Taming the digital beast

It is difficult to tell what impact the internet is having on the newspaper industry. In 2012, there were fewer than 200,000 internet users, but this year Telenor said more than half of its 10 million SIM card holders use data. For newspapers, web content is vastly cheaper to distribute than a physical product. It is also very difficult to make money from websites.

The young generation is used to sharing information for free on social media, said U Ko Ko, adding that they read Facebook summaries of reports without actually visiting the page itself. “They will read on Facebook that there has been a fire, but they won’t read the article to find out how many houses burned,” he said.

The content can enjoy greater reach, but not necessarily the advertising.

Stewart Becker, circulation director at the Myanmar Times, agrees that print is losing out, even in one of Southeast Asia’s least connected countries, and there will be casualties.

“It’s going to narrow the field; it’s going to consolidate the field. And the race is going to be, ‘Who’s got the best mobile app? Who’s going be on your device and why’?” said Mr Becker.

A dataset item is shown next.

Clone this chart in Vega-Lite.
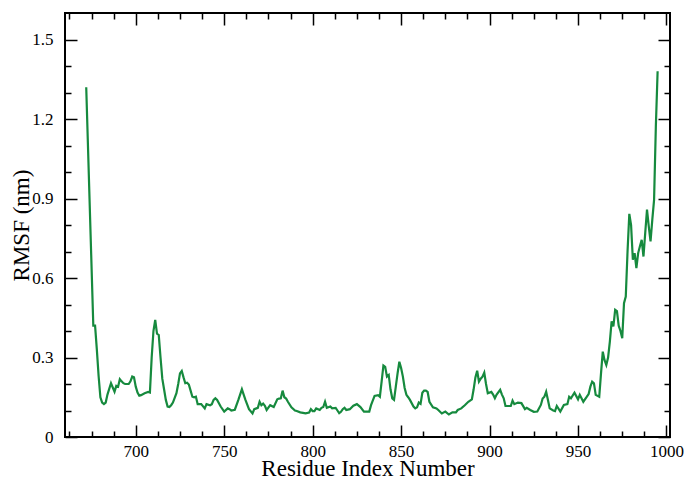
{
  "$schema": "https://vega.github.io/schema/vega-lite/v6.json",
  "autosize": "none",
  "padding": {"left": 65, "top": 13, "right": 16, "bottom": 42},
  "width": 605,
  "height": 424,
  "background": "white",
  "config": {
    "font": "Liberation Serif",
    "view": {"stroke": "black", "strokeWidth": 2},
    "axis": {"grid": false, "domain": false, "labelFont": "Liberation Serif", "titleFont": "Liberation Serif", "labelColor": "black", "titleColor": "black", "tickColor": "black", "labelFontSize": 17, "titleFontSize": 23, "titleFontWeight": "normal", "tickWidth": 1.5}
  },
  "data": {"values": [
    {"residue": 672, "rmsf": 1.32}, {"residue": 676, "rmsf": 0.42}, {"residue": 677, "rmsf": 0.42}, {"residue": 678, "rmsf": 0.33},
    {"residue": 679, "rmsf": 0.23}, {"residue": 680, "rmsf": 0.15}, {"residue": 681, "rmsf": 0.13}, {"residue": 682, "rmsf": 0.124},
    {"residue": 683, "rmsf": 0.13}, {"residue": 684, "rmsf": 0.16}, {"residue": 686, "rmsf": 0.203}, {"residue": 688, "rmsf": 0.171},
    {"residue": 689, "rmsf": 0.193}, {"residue": 690, "rmsf": 0.19}, {"residue": 691, "rmsf": 0.218}, {"residue": 692, "rmsf": 0.21},
    {"residue": 693, "rmsf": 0.203}, {"residue": 694, "rmsf": 0.2}, {"residue": 696, "rmsf": 0.2}, {"residue": 697, "rmsf": 0.21},
    {"residue": 698, "rmsf": 0.228}, {"residue": 699, "rmsf": 0.225}, {"residue": 700, "rmsf": 0.19}, {"residue": 701, "rmsf": 0.168},
    {"residue": 702, "rmsf": 0.156}, {"residue": 703, "rmsf": 0.158}, {"residue": 705, "rmsf": 0.165}, {"residue": 707, "rmsf": 0.17},
    {"residue": 708, "rmsf": 0.168}, {"residue": 709, "rmsf": 0.3}, {"residue": 710, "rmsf": 0.4}, {"residue": 711, "rmsf": 0.442},
    {"residue": 712, "rmsf": 0.39}, {"residue": 713, "rmsf": 0.385}, {"residue": 714, "rmsf": 0.3}, {"residue": 715, "rmsf": 0.22},
    {"residue": 716, "rmsf": 0.18}, {"residue": 717, "rmsf": 0.14}, {"residue": 718, "rmsf": 0.115}, {"residue": 719, "rmsf": 0.113},
    {"residue": 720, "rmsf": 0.12}, {"residue": 721, "rmsf": 0.13}, {"residue": 722, "rmsf": 0.148}, {"residue": 723, "rmsf": 0.165},
    {"residue": 724, "rmsf": 0.2}, {"residue": 725, "rmsf": 0.24}, {"residue": 726, "rmsf": 0.249}, {"residue": 727, "rmsf": 0.225},
    {"residue": 728, "rmsf": 0.203}, {"residue": 729, "rmsf": 0.205}, {"residue": 730, "rmsf": 0.198}, {"residue": 731, "rmsf": 0.175},
    {"residue": 732, "rmsf": 0.152}, {"residue": 733, "rmsf": 0.15}, {"residue": 734, "rmsf": 0.152}, {"residue": 735, "rmsf": 0.124},
    {"residue": 737, "rmsf": 0.124}, {"residue": 739, "rmsf": 0.108}, {"residue": 740, "rmsf": 0.124}, {"residue": 742, "rmsf": 0.12},
    {"residue": 743, "rmsf": 0.124}, {"residue": 744, "rmsf": 0.14}, {"residue": 745, "rmsf": 0.146}, {"residue": 746, "rmsf": 0.14},
    {"residue": 748, "rmsf": 0.115}, {"residue": 750, "rmsf": 0.096}, {"residue": 752, "rmsf": 0.108}, {"residue": 753, "rmsf": 0.105},
    {"residue": 754, "rmsf": 0.1}, {"residue": 756, "rmsf": 0.103}, {"residue": 758, "rmsf": 0.14}, {"residue": 760, "rmsf": 0.18},
    {"residue": 761, "rmsf": 0.16}, {"residue": 762, "rmsf": 0.14}, {"residue": 764, "rmsf": 0.105}, {"residue": 766, "rmsf": 0.089},
    {"residue": 767, "rmsf": 0.105}, {"residue": 769, "rmsf": 0.11}, {"residue": 770, "rmsf": 0.133}, {"residue": 771, "rmsf": 0.12},
    {"residue": 772, "rmsf": 0.126}, {"residue": 773, "rmsf": 0.118}, {"residue": 774, "rmsf": 0.102}, {"residue": 776, "rmsf": 0.12},
    {"residue": 778, "rmsf": 0.113}, {"residue": 780, "rmsf": 0.142}, {"residue": 781, "rmsf": 0.145}, {"residue": 782, "rmsf": 0.146},
    {"residue": 783, "rmsf": 0.175}, {"residue": 784, "rmsf": 0.15}, {"residue": 785, "rmsf": 0.145}, {"residue": 786, "rmsf": 0.133},
    {"residue": 788, "rmsf": 0.112}, {"residue": 790, "rmsf": 0.1}, {"residue": 791, "rmsf": 0.098}, {"residue": 793, "rmsf": 0.093},
    {"residue": 796, "rmsf": 0.089}, {"residue": 798, "rmsf": 0.092}, {"residue": 799, "rmsf": 0.105}, {"residue": 800, "rmsf": 0.098},
    {"residue": 801, "rmsf": 0.098}, {"residue": 802, "rmsf": 0.108}, {"residue": 804, "rmsf": 0.102}, {"residue": 805, "rmsf": 0.11},
    {"residue": 806, "rmsf": 0.113}, {"residue": 807, "rmsf": 0.133}, {"residue": 808, "rmsf": 0.11}, {"residue": 810, "rmsf": 0.115},
    {"residue": 811, "rmsf": 0.108}, {"residue": 813, "rmsf": 0.11}, {"residue": 814, "rmsf": 0.1}, {"residue": 815, "rmsf": 0.09},
    {"residue": 816, "rmsf": 0.095}, {"residue": 817, "rmsf": 0.105}, {"residue": 818, "rmsf": 0.11}, {"residue": 819, "rmsf": 0.102},
    {"residue": 821, "rmsf": 0.105}, {"residue": 823, "rmsf": 0.118}, {"residue": 825, "rmsf": 0.124}, {"residue": 827, "rmsf": 0.113},
    {"residue": 829, "rmsf": 0.096}, {"residue": 832, "rmsf": 0.096}, {"residue": 833, "rmsf": 0.12}, {"residue": 835, "rmsf": 0.155},
    {"residue": 837, "rmsf": 0.158}, {"residue": 838, "rmsf": 0.152}, {"residue": 839, "rmsf": 0.21}, {"residue": 840, "rmsf": 0.27},
    {"residue": 841, "rmsf": 0.265}, {"residue": 842, "rmsf": 0.228}, {"residue": 843, "rmsf": 0.234}, {"residue": 844, "rmsf": 0.18},
    {"residue": 845, "rmsf": 0.146}, {"residue": 846, "rmsf": 0.14}, {"residue": 847, "rmsf": 0.19}, {"residue": 848, "rmsf": 0.24},
    {"residue": 849, "rmsf": 0.284}, {"residue": 850, "rmsf": 0.26}, {"residue": 851, "rmsf": 0.228}, {"residue": 852, "rmsf": 0.185},
    {"residue": 853, "rmsf": 0.159}, {"residue": 854, "rmsf": 0.15}, {"residue": 855, "rmsf": 0.14}, {"residue": 857, "rmsf": 0.115},
    {"residue": 858, "rmsf": 0.108}, {"residue": 859, "rmsf": 0.112}, {"residue": 860, "rmsf": 0.13}, {"residue": 861, "rmsf": 0.125},
    {"residue": 862, "rmsf": 0.167}, {"residue": 863, "rmsf": 0.175}, {"residue": 864, "rmsf": 0.175}, {"residue": 865, "rmsf": 0.17},
    {"residue": 866, "rmsf": 0.133}, {"residue": 868, "rmsf": 0.112}, {"residue": 870, "rmsf": 0.108}, {"residue": 871, "rmsf": 0.102},
    {"residue": 873, "rmsf": 0.089}, {"residue": 875, "rmsf": 0.096}, {"residue": 877, "rmsf": 0.085}, {"residue": 879, "rmsf": 0.093},
    {"residue": 881, "rmsf": 0.093}, {"residue": 882, "rmsf": 0.102}, {"residue": 884, "rmsf": 0.108}, {"residue": 886, "rmsf": 0.12},
    {"residue": 888, "rmsf": 0.133}, {"residue": 890, "rmsf": 0.142}, {"residue": 891, "rmsf": 0.18}, {"residue": 892, "rmsf": 0.225},
    {"residue": 893, "rmsf": 0.25}, {"residue": 894, "rmsf": 0.209}, {"residue": 895, "rmsf": 0.22}, {"residue": 896, "rmsf": 0.228},
    {"residue": 897, "rmsf": 0.243}, {"residue": 898, "rmsf": 0.2}, {"residue": 899, "rmsf": 0.165}, {"residue": 901, "rmsf": 0.17},
    {"residue": 902, "rmsf": 0.16}, {"residue": 903, "rmsf": 0.146}, {"residue": 904, "rmsf": 0.16}, {"residue": 906, "rmsf": 0.178},
    {"residue": 907, "rmsf": 0.16}, {"residue": 908, "rmsf": 0.146}, {"residue": 909, "rmsf": 0.117}, {"residue": 911, "rmsf": 0.117},
    {"residue": 912, "rmsf": 0.117}, {"residue": 913, "rmsf": 0.137}, {"residue": 914, "rmsf": 0.124}, {"residue": 916, "rmsf": 0.13},
    {"residue": 918, "rmsf": 0.128}, {"residue": 920, "rmsf": 0.105}, {"residue": 921, "rmsf": 0.11}, {"residue": 923, "rmsf": 0.102},
    {"residue": 925, "rmsf": 0.095}, {"residue": 927, "rmsf": 0.096}, {"residue": 929, "rmsf": 0.121}, {"residue": 930, "rmsf": 0.145},
    {"residue": 931, "rmsf": 0.152}, {"residue": 932, "rmsf": 0.171}, {"residue": 933, "rmsf": 0.14}, {"residue": 934, "rmsf": 0.108},
    {"residue": 936, "rmsf": 0.1}, {"residue": 937, "rmsf": 0.098}, {"residue": 938, "rmsf": 0.117}, {"residue": 940, "rmsf": 0.096},
    {"residue": 942, "rmsf": 0.121}, {"residue": 944, "rmsf": 0.124}, {"residue": 945, "rmsf": 0.152}, {"residue": 946, "rmsf": 0.146},
    {"residue": 948, "rmsf": 0.167}, {"residue": 950, "rmsf": 0.142}, {"residue": 951, "rmsf": 0.159}, {"residue": 953, "rmsf": 0.133},
    {"residue": 955, "rmsf": 0.152}, {"residue": 956, "rmsf": 0.162}, {"residue": 957, "rmsf": 0.19}, {"residue": 958, "rmsf": 0.209},
    {"residue": 959, "rmsf": 0.203}, {"residue": 960, "rmsf": 0.159}, {"residue": 962, "rmsf": 0.152}, {"residue": 963, "rmsf": 0.24},
    {"residue": 964, "rmsf": 0.322}, {"residue": 965, "rmsf": 0.29}, {"residue": 966, "rmsf": 0.272}, {"residue": 967, "rmsf": 0.3},
    {"residue": 968, "rmsf": 0.36}, {"residue": 969, "rmsf": 0.436}, {"residue": 970, "rmsf": 0.417}, {"residue": 971, "rmsf": 0.48},
    {"residue": 972, "rmsf": 0.475}, {"residue": 973, "rmsf": 0.42}, {"residue": 974, "rmsf": 0.4}, {"residue": 975, "rmsf": 0.373},
    {"residue": 976, "rmsf": 0.505}, {"residue": 977, "rmsf": 0.53}, {"residue": 978, "rmsf": 0.7}, {"residue": 979, "rmsf": 0.842},
    {"residue": 980, "rmsf": 0.8}, {"residue": 981, "rmsf": 0.669}, {"residue": 982, "rmsf": 0.694}, {"residue": 983, "rmsf": 0.637},
    {"residue": 984, "rmsf": 0.694}, {"residue": 985, "rmsf": 0.72}, {"residue": 986, "rmsf": 0.744}, {"residue": 987, "rmsf": 0.681},
    {"residue": 988, "rmsf": 0.77}, {"residue": 989, "rmsf": 0.858}, {"residue": 990, "rmsf": 0.795}, {"residue": 991, "rmsf": 0.738},
    {"residue": 992, "rmsf": 0.82}, {"residue": 993, "rmsf": 0.895}, {"residue": 994, "rmsf": 1.172}, {"residue": 995, "rmsf": 1.38}
  ]},
  "resolve": {"axis": {"x": "independent", "y": "independent"}},
  "layer": [
    {
      "mark": {"type": "line", "color": "#168a3e", "strokeWidth": 2.2, "clip": true},
      "encoding": {
        "x": {"field": "residue", "type": "quantitative", "scale": {"domain": [660, 1002], "nice": false, "zero": false},
              "axis": {"orient": "bottom", "title": "Residue Index Number", "values": [700, 750, 800, 850, 900, 950, 1000], "format": "d", "ticks": false, "labelPadding": 6, "labelFont": "Liberation Serif", "labelFontSize": 17, "titleFont": "Liberation Serif", "titleFontSize": 23, "titleBaseline": "alphabetic", "titleY": 38, "labelFlush": false}},
        "y": {"field": "rmsf", "type": "quantitative", "scale": {"domain": [0, 1.6], "nice": false},
              "axis": {"orient": "left", "title": "RMSF (nm)", "values": [0, 0.3, 0.6, 0.9, 1.2, 1.5], "format": "~g", "ticks": false, "labelPadding": 12, "labelFont": "Liberation Serif", "labelFontSize": 17, "titleFont": "Liberation Serif", "titleFontSize": 23, "titleBaseline": "alphabetic", "titleX": -37, "titleY": 212, "labelFlush": false}}
      }
    },
    {
      "mark": {"type": "line", "opacity": 0},
      "encoding": {
        "x": {"field": "residue", "type": "quantitative", "axis": {"orient": "bottom", "title": null, "labels": false, "values": [700, 750, 800, 850, 900, 950, 1000], "tickSize": -12}},
        "y": {"field": "rmsf", "type": "quantitative", "axis": {"orient": "left", "title": null, "labels": false, "values": [0, 0.3, 0.6, 0.9, 1.2, 1.5], "tickSize": -12}}
      }
    },
    {
      "mark": {"type": "line", "opacity": 0},
      "encoding": {
        "x": {"field": "residue", "type": "quantitative", "axis": {"orient": "bottom", "title": null, "labels": false, "values": [662.5, 675, 687.5, 712.5, 725, 737.5, 762.5, 775, 787.5, 812.5, 825, 837.5, 862.5, 875, 887.5, 912.5, 925, 937.5, 962.5, 975, 987.5], "tickSize": -6}},
        "y": {"field": "rmsf", "type": "quantitative", "axis": {"orient": "left", "title": null, "labels": false, "values": [0.1, 0.2, 0.4, 0.5, 0.7, 0.8, 1.0, 1.1, 1.3, 1.4], "tickSize": -6}}
      }
    },
    {
      "mark": {"type": "line", "opacity": 0},
      "encoding": {
        "x": {"field": "residue", "type": "quantitative", "axis": {"orient": "top", "title": null, "labels": false, "values": [700, 750, 800, 850, 900, 950, 1000], "tickSize": -12}},
        "y": {"field": "rmsf", "type": "quantitative", "axis": {"orient": "right", "title": null, "labels": false, "values": [0, 0.3, 0.6, 0.9, 1.2, 1.5], "tickSize": -12}}
      }
    },
    {
      "mark": {"type": "line", "opacity": 0},
      "encoding": {
        "x": {"field": "residue", "type": "quantitative", "axis": {"orient": "top", "title": null, "labels": false, "values": [662.5, 675, 687.5, 712.5, 725, 737.5, 762.5, 775, 787.5, 812.5, 825, 837.5, 862.5, 875, 887.5, 912.5, 925, 937.5, 962.5, 975, 987.5], "tickSize": -6}},
        "y": {"field": "rmsf", "type": "quantitative", "axis": {"orient": "right", "title": null, "labels": false, "values": [0.1, 0.2, 0.4, 0.5, 0.7, 0.8, 1.0, 1.1, 1.3, 1.4], "tickSize": -6}}
      }
    }
  ]
}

But for those that survive, he sees the web as a tremendous opportunity, not a threat. His strategy: Get users first, then find a way to make money.

The go-to monetisation strategy practiced by Facebook and Google is what Mr Becker calls the “surveillance paradigm,” or offering service in exchange for the privilege of selling user data.

“What I’d like to do is monetise it in other ways,” he said. “Specifically, with services: For example, maybe we could get grocery delivery. Maybe we could do online shopping. Because once we’ve got the numbers and we know you are, let’s say, a Myanmar Times mobile app customer, we have the ability to reach you directly.”

None of these ideas are officially planned by the Myanmar Times. Mr Becker was making the point that Myanmar’s digital revolution is go-big-or-go-home. “It requires a leap of faith. It requires going boldly into the market, hoping that you will get the numbers and figure out a way to monetise it,” he said.

Regardless of the challenge, newspapers have no choice but to try. People are going online, and if they don’t find legitimate news, they’ll simply turn to blogs and social media. Either way, they aren’t picking up a paper.

The Fourth Estate

Mr Dunkley is less optimistic. “In Myanmar [monetisation] is more difficult because income levels are so low. People’s expendable income is such that it’s pretty hard to get a lot money out of someone only earning $150 a month.”

Mr Dunkley doesn’t believe Myanmar will abandon newspapers for digital, but says the situation will get worse before it gets better. He predicts that more private sector dailies will close after the election, leaving only four or five serious daily publications.

U Ko Ko agrees. “At this point, we just want the minus to become less. We’re not expecting a plus.”

But he has faith in the industry’s future. Myanmar has been waiting for private sector newspapers for 50 years and not even the government would want the country’s newsstands to go empty, even it means reducing the reach of the state-run papers and subsidising the private sector press.

“They want to show the world we are a real democracy,” he said. “How can you say this is a democracy without a newspaper?”